**Task statement**. Write out the data again exactly, skipping every picture.

========================

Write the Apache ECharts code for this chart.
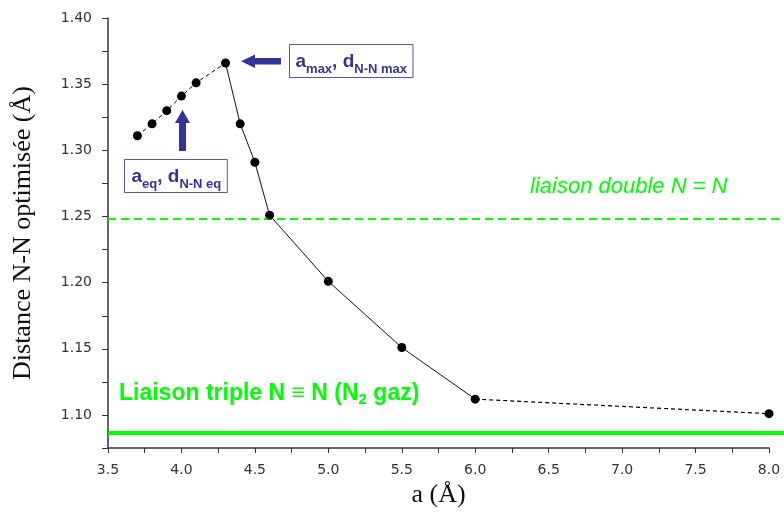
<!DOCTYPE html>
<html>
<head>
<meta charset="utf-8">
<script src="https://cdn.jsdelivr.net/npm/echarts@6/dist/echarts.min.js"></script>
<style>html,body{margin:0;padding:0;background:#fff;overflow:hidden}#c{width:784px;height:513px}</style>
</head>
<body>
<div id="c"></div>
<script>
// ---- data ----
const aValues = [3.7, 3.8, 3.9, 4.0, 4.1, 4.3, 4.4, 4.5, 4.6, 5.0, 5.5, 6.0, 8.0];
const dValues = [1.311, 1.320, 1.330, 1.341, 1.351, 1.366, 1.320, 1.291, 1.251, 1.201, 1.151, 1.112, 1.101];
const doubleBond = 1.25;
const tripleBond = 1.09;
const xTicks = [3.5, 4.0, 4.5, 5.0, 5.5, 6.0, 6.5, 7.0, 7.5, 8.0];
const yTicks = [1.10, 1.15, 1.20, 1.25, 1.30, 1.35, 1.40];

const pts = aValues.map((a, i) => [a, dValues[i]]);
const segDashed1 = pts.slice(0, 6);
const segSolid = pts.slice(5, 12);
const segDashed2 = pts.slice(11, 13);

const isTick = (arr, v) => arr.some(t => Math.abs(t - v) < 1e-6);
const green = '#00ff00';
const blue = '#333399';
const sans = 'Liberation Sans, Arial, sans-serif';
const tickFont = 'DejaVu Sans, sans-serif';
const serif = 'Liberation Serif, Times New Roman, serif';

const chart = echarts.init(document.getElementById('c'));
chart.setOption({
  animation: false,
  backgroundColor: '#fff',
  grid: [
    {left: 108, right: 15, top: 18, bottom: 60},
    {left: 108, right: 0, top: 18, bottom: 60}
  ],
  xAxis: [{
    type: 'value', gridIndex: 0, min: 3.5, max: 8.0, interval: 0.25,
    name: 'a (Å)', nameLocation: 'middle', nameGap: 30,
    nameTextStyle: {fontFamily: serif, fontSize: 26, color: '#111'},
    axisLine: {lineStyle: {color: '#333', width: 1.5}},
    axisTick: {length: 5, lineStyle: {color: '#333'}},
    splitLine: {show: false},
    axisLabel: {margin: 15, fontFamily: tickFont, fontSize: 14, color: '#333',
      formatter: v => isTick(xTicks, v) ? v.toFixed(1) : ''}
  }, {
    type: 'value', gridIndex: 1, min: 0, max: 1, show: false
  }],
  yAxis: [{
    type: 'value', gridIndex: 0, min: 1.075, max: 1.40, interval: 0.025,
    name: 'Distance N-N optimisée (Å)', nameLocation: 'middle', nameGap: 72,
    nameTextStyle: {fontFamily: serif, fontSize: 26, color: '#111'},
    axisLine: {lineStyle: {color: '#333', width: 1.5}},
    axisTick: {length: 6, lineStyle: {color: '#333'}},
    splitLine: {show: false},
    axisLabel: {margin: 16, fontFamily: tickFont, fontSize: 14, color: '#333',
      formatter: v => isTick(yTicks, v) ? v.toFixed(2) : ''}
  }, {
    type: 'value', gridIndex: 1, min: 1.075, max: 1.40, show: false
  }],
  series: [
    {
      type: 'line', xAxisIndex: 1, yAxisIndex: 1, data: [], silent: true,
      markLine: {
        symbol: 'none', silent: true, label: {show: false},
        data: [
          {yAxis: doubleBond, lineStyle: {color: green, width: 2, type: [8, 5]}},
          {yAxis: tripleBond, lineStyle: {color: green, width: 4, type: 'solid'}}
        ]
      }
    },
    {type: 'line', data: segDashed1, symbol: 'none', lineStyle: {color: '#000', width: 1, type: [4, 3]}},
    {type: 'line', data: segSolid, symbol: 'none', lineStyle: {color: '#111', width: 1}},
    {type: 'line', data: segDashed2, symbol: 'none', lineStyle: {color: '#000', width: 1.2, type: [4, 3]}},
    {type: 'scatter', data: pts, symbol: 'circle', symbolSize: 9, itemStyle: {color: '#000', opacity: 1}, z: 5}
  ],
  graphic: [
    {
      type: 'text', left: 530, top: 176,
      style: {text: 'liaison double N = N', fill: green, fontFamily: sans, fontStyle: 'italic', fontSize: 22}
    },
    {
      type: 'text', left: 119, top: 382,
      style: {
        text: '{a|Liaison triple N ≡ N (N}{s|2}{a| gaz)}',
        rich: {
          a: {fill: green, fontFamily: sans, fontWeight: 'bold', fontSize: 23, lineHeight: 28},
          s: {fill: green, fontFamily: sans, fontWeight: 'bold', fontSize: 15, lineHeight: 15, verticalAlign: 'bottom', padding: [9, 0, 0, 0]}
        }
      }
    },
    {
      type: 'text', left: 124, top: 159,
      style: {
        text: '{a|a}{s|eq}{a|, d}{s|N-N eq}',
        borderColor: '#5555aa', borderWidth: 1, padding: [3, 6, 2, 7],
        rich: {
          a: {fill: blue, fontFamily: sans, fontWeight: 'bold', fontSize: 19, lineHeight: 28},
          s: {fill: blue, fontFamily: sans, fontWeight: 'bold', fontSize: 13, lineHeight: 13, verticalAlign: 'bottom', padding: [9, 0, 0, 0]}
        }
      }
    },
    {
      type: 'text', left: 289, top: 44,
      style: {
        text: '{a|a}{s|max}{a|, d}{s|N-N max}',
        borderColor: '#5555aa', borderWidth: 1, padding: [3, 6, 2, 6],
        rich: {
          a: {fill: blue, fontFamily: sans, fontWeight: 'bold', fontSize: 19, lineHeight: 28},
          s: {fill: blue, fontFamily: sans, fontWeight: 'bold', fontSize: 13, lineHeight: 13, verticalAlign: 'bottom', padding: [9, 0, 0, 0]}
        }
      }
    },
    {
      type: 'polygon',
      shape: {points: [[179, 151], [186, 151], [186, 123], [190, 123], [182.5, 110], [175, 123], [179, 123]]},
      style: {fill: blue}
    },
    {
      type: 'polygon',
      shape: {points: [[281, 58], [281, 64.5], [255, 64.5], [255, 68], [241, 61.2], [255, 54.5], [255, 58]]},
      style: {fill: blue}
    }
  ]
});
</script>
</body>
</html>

========================

**The reply**.
Write the Apache ECharts code for this chart.
<!DOCTYPE html>
<html>
<head>
<meta charset="utf-8">
<script src="https://cdn.jsdelivr.net/npm/echarts@6/dist/echarts.min.js"></script>
<style>html,body{margin:0;padding:0;background:#fff;overflow:hidden}#c{width:784px;height:513px}</style>
</head>
<body>
<div id="c"></div>
<script>
// ---- data ----
const aValues = [3.7, 3.8, 3.9, 4.0, 4.1, 4.3, 4.4, 4.5, 4.6, 5.0, 5.5, 6.0, 8.0];
const dValues = [1.311, 1.320, 1.330, 1.341, 1.351, 1.366, 1.320, 1.291, 1.251, 1.201, 1.151, 1.112, 1.101];
const doubleBond = 1.25;
const tripleBond = 1.09;
const xTicks = [3.5, 4.0, 4.5, 5.0, 5.5, 6.0, 6.5, 7.0, 7.5, 8.0];
const yTicks = [1.10, 1.15, 1.20, 1.25, 1.30, 1.35, 1.40];

const pts = aValues.map((a, i) => [a, dValues[i]]);
const segDashed1 = pts.slice(0, 6);
const segSolid = pts.slice(5, 12);
const segDashed2 = pts.slice(11, 13);

const isTick = (arr, v) => arr.some(t => Math.abs(t - v) < 1e-6);
const green = '#00ff00';
const blue = '#333399';
const sans = 'Liberation Sans, Arial, sans-serif';
const tickFont = 'DejaVu Sans, sans-serif';
const serif = 'Liberation Serif, Times New Roman, serif';

const chart = echarts.init(document.getElementById('c'));
chart.setOption({
  animation: false,
  backgroundColor: '#fff',
  grid: [
    {left: 108, right: 15, top: 18, bottom: 60},
    {left: 108, right: 0, top: 18, bottom: 60}
  ],
  xAxis: [{
    type: 'value', gridIndex: 0, min: 3.5, max: 8.0, interval: 0.25,
    name: 'a (Å)', nameLocation: 'middle', nameGap: 30,
    nameTextStyle: {fontFamily: serif, fontSize: 26, color: '#111'},
    axisLine: {lineStyle: {color: '#333', width: 1.5}},
    axisTick: {length: 5, lineStyle: {color: '#333'}},
    splitLine: {show: false},
    axisLabel: {margin: 15, fontFamily: tickFont, fontSize: 14, color: '#333',
      formatter: v => isTick(xTicks, v) ? v.toFixed(1) : ''}
  }, {
    type: 'value', gridIndex: 1, min: 0, max: 1, show: false
  }],
  yAxis: [{
    type: 'value', gridIndex: 0, min: 1.075, max: 1.40, interval: 0.025,
    name: 'Distance N-N optimisée (Å)', nameLocation: 'middle', nameGap: 72,
    nameTextStyle: {fontFamily: serif, fontSize: 26, color: '#111'},
    axisLine: {lineStyle: {color: '#333', width: 1.5}},
    axisTick: {length: 6, lineStyle: {color: '#333'}},
    splitLine: {show: false},
    axisLabel: {margin: 16, fontFamily: tickFont, fontSize: 14, color: '#333',
      formatter: v => isTick(yTicks, v) ? v.toFixed(2) : ''}
  }, {
    type: 'value', gridIndex: 1, min: 1.075, max: 1.40, show: false
  }],
  series: [
    {
      type: 'line', xAxisIndex: 1, yAxisIndex: 1, data: [], silent: true,
      markLine: {
        symbol: 'none', silent: true, label: {show: false},
        data: [
          {yAxis: doubleBond, lineStyle: {color: green, width: 2, type: [8, 5]}},
          {yAxis: tripleBond, lineStyle: {color: green, width: 4, type: 'solid'}}
        ]
      }
    },
    {type: 'line', data: segDashed1, symbol: 'none', lineStyle: {color: '#000', width: 1, type: [4, 3]}},
    {type: 'line', data: segSolid, symbol: 'none', lineStyle: {color: '#111', width: 1}},
    {type: 'line', data: segDashed2, symbol: 'none', lineStyle: {color: '#000', width: 1.2, type: [4, 3]}},
    {type: 'scatter', data: pts, symbol: 'circle', symbolSize: 9, itemStyle: {color: '#000', opacity: 1}, z: 5}
  ],
  graphic: [
    {
      type: 'text', left: 530, top: 176,
      style: {text: 'liaison double N = N', fill: green, fontFamily: sans, fontStyle: 'italic', fontSize: 22}
    },
    {
      type: 'text', left: 119, top: 382,
      style: {
        text: '{a|Liaison triple N ≡ N (N}{s|2}{a| gaz)}',
        rich: {
          a: {fill: green, fontFamily: sans, fontWeight: 'bold', fontSize: 23, lineHeight: 28},
          s: {fill: green, fontFamily: sans, fontWeight: 'bold', fontSize: 15, lineHeight: 15, verticalAlign: 'bottom', padding: [9, 0, 0, 0]}
        }
      }
    },
    {
      type: 'text', left: 124, top: 159,
      style: {
        text: '{a|a}{s|eq}{a|, d}{s|N-N eq}',
        borderColor: '#5555aa', borderWidth: 1, padding: [3, 6, 2, 7],
        rich: {
          a: {fill: blue, fontFamily: sans, fontWeight: 'bold', fontSize: 19, lineHeight: 28},
          s: {fill: blue, fontFamily: sans, fontWeight: 'bold', fontSize: 13, lineHeight: 13, verticalAlign: 'bottom', padding: [9, 0, 0, 0]}
        }
      }
    },
    {
      type: 'text', left: 289, top: 44,
      style: {
        text: '{a|a}{s|max}{a|, d}{s|N-N max}',
        borderColor: '#5555aa', borderWidth: 1, padding: [3, 6, 2, 6],
        rich: {
          a: {fill: blue, fontFamily: sans, fontWeight: 'bold', fontSize: 19, lineHeight: 28},
          s: {fill: blue, fontFamily: sans, fontWeight: 'bold', fontSize: 13, lineHeight: 13, verticalAlign: 'bottom', padding: [9, 0, 0, 0]}
        }
      }
    },
    {
      type: 'polygon',
      shape: {points: [[179, 151], [186, 151], [186, 123], [190, 123], [182.5, 110], [175, 123], [179, 123]]},
      style: {fill: blue}
    },
    {
      type: 'polygon',
      shape: {points: [[281, 58], [281, 64.5], [255, 64.5], [255, 68], [241, 61.2], [255, 54.5], [255, 58]]},
      style: {fill: blue}
    }
  ]
});
</script>
</body>
</html>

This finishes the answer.